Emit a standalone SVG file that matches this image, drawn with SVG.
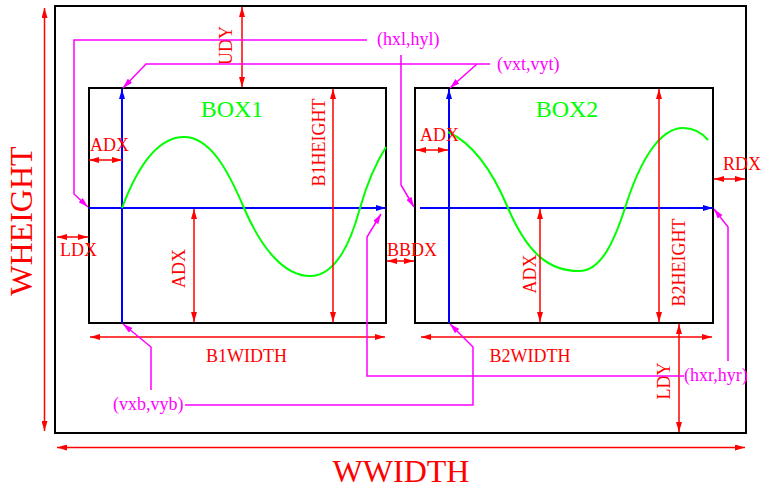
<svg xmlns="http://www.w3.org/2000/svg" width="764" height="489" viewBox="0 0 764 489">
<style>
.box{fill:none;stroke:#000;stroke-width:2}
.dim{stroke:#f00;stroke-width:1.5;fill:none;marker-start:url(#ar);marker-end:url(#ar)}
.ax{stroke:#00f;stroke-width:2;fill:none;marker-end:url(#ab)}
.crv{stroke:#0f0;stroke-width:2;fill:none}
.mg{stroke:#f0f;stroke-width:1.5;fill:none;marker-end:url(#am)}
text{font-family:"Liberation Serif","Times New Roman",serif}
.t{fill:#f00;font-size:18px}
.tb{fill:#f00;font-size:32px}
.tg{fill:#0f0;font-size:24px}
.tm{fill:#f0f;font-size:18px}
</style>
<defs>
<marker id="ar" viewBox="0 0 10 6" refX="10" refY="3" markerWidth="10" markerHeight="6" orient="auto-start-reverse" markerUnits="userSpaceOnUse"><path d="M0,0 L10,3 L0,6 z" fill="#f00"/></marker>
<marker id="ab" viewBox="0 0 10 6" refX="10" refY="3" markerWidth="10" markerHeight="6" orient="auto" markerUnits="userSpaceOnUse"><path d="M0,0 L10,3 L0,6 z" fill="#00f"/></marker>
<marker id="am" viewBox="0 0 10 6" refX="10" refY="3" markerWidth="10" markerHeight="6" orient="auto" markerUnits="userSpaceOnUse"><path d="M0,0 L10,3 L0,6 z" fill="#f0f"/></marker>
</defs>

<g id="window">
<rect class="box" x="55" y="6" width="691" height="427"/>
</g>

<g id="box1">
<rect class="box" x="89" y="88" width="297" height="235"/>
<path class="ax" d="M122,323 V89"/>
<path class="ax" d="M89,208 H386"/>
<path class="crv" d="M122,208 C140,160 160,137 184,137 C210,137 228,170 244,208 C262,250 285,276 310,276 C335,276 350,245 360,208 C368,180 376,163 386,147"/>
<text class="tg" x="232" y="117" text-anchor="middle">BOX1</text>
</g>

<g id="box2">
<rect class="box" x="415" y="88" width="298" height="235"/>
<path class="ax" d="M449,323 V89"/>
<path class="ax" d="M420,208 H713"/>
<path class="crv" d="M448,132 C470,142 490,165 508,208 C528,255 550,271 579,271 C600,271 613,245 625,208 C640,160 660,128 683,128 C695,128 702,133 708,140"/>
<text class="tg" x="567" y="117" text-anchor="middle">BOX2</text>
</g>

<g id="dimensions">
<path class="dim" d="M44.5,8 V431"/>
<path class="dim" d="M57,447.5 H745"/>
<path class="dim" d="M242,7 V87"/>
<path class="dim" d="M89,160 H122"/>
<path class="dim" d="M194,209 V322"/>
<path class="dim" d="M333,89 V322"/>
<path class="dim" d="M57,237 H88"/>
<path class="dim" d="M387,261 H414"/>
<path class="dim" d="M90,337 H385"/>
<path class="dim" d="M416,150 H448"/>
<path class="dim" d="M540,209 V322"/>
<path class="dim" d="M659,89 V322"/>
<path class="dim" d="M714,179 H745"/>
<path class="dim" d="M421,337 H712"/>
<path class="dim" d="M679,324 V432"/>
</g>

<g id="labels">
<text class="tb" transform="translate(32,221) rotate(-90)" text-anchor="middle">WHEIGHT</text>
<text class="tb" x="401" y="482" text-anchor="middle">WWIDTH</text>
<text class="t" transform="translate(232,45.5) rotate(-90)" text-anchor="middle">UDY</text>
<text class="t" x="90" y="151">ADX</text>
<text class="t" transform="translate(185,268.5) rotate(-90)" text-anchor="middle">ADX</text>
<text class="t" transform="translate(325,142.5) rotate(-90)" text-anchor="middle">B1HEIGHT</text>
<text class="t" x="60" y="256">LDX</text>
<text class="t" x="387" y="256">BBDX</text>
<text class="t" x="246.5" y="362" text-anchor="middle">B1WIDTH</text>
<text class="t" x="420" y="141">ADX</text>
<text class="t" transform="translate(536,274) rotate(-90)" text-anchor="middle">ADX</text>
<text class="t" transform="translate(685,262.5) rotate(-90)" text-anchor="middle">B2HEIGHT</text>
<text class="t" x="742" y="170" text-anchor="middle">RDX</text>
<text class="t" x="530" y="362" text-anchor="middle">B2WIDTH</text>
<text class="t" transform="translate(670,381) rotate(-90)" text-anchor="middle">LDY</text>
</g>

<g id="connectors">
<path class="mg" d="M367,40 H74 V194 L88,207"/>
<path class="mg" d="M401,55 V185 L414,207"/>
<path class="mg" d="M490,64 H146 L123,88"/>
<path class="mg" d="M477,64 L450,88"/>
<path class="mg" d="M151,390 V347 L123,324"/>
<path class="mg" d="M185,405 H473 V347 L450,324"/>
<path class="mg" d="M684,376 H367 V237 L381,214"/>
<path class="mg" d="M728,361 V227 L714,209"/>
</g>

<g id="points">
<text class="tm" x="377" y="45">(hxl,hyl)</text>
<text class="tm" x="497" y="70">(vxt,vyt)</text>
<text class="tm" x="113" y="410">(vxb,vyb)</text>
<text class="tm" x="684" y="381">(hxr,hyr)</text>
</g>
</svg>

_ _ _

Without including any picture, repeat the data exactly.

= SOLUTION TO THIS PROBLEM =
Emit a standalone SVG file that matches this image, drawn with SVG.
<svg xmlns="http://www.w3.org/2000/svg" width="764" height="489" viewBox="0 0 764 489">
<style>
.box{fill:none;stroke:#000;stroke-width:2}
.dim{stroke:#f00;stroke-width:1.5;fill:none;marker-start:url(#ar);marker-end:url(#ar)}
.ax{stroke:#00f;stroke-width:2;fill:none;marker-end:url(#ab)}
.crv{stroke:#0f0;stroke-width:2;fill:none}
.mg{stroke:#f0f;stroke-width:1.5;fill:none;marker-end:url(#am)}
text{font-family:"Liberation Serif","Times New Roman",serif}
.t{fill:#f00;font-size:18px}
.tb{fill:#f00;font-size:32px}
.tg{fill:#0f0;font-size:24px}
.tm{fill:#f0f;font-size:18px}
</style>
<defs>
<marker id="ar" viewBox="0 0 10 6" refX="10" refY="3" markerWidth="10" markerHeight="6" orient="auto-start-reverse" markerUnits="userSpaceOnUse"><path d="M0,0 L10,3 L0,6 z" fill="#f00"/></marker>
<marker id="ab" viewBox="0 0 10 6" refX="10" refY="3" markerWidth="10" markerHeight="6" orient="auto" markerUnits="userSpaceOnUse"><path d="M0,0 L10,3 L0,6 z" fill="#00f"/></marker>
<marker id="am" viewBox="0 0 10 6" refX="10" refY="3" markerWidth="10" markerHeight="6" orient="auto" markerUnits="userSpaceOnUse"><path d="M0,0 L10,3 L0,6 z" fill="#f0f"/></marker>
</defs>

<g id="window">
<rect class="box" x="55" y="6" width="691" height="427"/>
</g>

<g id="box1">
<rect class="box" x="89" y="88" width="297" height="235"/>
<path class="ax" d="M122,323 V89"/>
<path class="ax" d="M89,208 H386"/>
<path class="crv" d="M122,208 C140,160 160,137 184,137 C210,137 228,170 244,208 C262,250 285,276 310,276 C335,276 350,245 360,208 C368,180 376,163 386,147"/>
<text class="tg" x="232" y="117" text-anchor="middle">BOX1</text>
</g>

<g id="box2">
<rect class="box" x="415" y="88" width="298" height="235"/>
<path class="ax" d="M449,323 V89"/>
<path class="ax" d="M420,208 H713"/>
<path class="crv" d="M448,132 C470,142 490,165 508,208 C528,255 550,271 579,271 C600,271 613,245 625,208 C640,160 660,128 683,128 C695,128 702,133 708,140"/>
<text class="tg" x="567" y="117" text-anchor="middle">BOX2</text>
</g>

<g id="dimensions">
<path class="dim" d="M44.5,8 V431"/>
<path class="dim" d="M57,447.5 H745"/>
<path class="dim" d="M242,7 V87"/>
<path class="dim" d="M89,160 H122"/>
<path class="dim" d="M194,209 V322"/>
<path class="dim" d="M333,89 V322"/>
<path class="dim" d="M57,237 H88"/>
<path class="dim" d="M387,261 H414"/>
<path class="dim" d="M90,337 H385"/>
<path class="dim" d="M416,150 H448"/>
<path class="dim" d="M540,209 V322"/>
<path class="dim" d="M659,89 V322"/>
<path class="dim" d="M714,179 H745"/>
<path class="dim" d="M421,337 H712"/>
<path class="dim" d="M679,324 V432"/>
</g>

<g id="labels">
<text class="tb" transform="translate(32,221) rotate(-90)" text-anchor="middle">WHEIGHT</text>
<text class="tb" x="401" y="482" text-anchor="middle">WWIDTH</text>
<text class="t" transform="translate(232,45.5) rotate(-90)" text-anchor="middle">UDY</text>
<text class="t" x="90" y="151">ADX</text>
<text class="t" transform="translate(185,268.5) rotate(-90)" text-anchor="middle">ADX</text>
<text class="t" transform="translate(325,142.5) rotate(-90)" text-anchor="middle">B1HEIGHT</text>
<text class="t" x="60" y="256">LDX</text>
<text class="t" x="387" y="256">BBDX</text>
<text class="t" x="246.5" y="362" text-anchor="middle">B1WIDTH</text>
<text class="t" x="420" y="141">ADX</text>
<text class="t" transform="translate(536,274) rotate(-90)" text-anchor="middle">ADX</text>
<text class="t" transform="translate(685,262.5) rotate(-90)" text-anchor="middle">B2HEIGHT</text>
<text class="t" x="742" y="170" text-anchor="middle">RDX</text>
<text class="t" x="530" y="362" text-anchor="middle">B2WIDTH</text>
<text class="t" transform="translate(670,381) rotate(-90)" text-anchor="middle">LDY</text>
</g>

<g id="connectors">
<path class="mg" d="M367,40 H74 V194 L88,207"/>
<path class="mg" d="M401,55 V185 L414,207"/>
<path class="mg" d="M490,64 H146 L123,88"/>
<path class="mg" d="M477,64 L450,88"/>
<path class="mg" d="M151,390 V347 L123,324"/>
<path class="mg" d="M185,405 H473 V347 L450,324"/>
<path class="mg" d="M684,376 H367 V237 L381,214"/>
<path class="mg" d="M728,361 V227 L714,209"/>
</g>

<g id="points">
<text class="tm" x="377" y="45">(hxl,hyl)</text>
<text class="tm" x="497" y="70">(vxt,vyt)</text>
<text class="tm" x="113" y="410">(vxb,vyb)</text>
<text class="tm" x="684" y="381">(hxr,hyr)</text>
</g>
</svg>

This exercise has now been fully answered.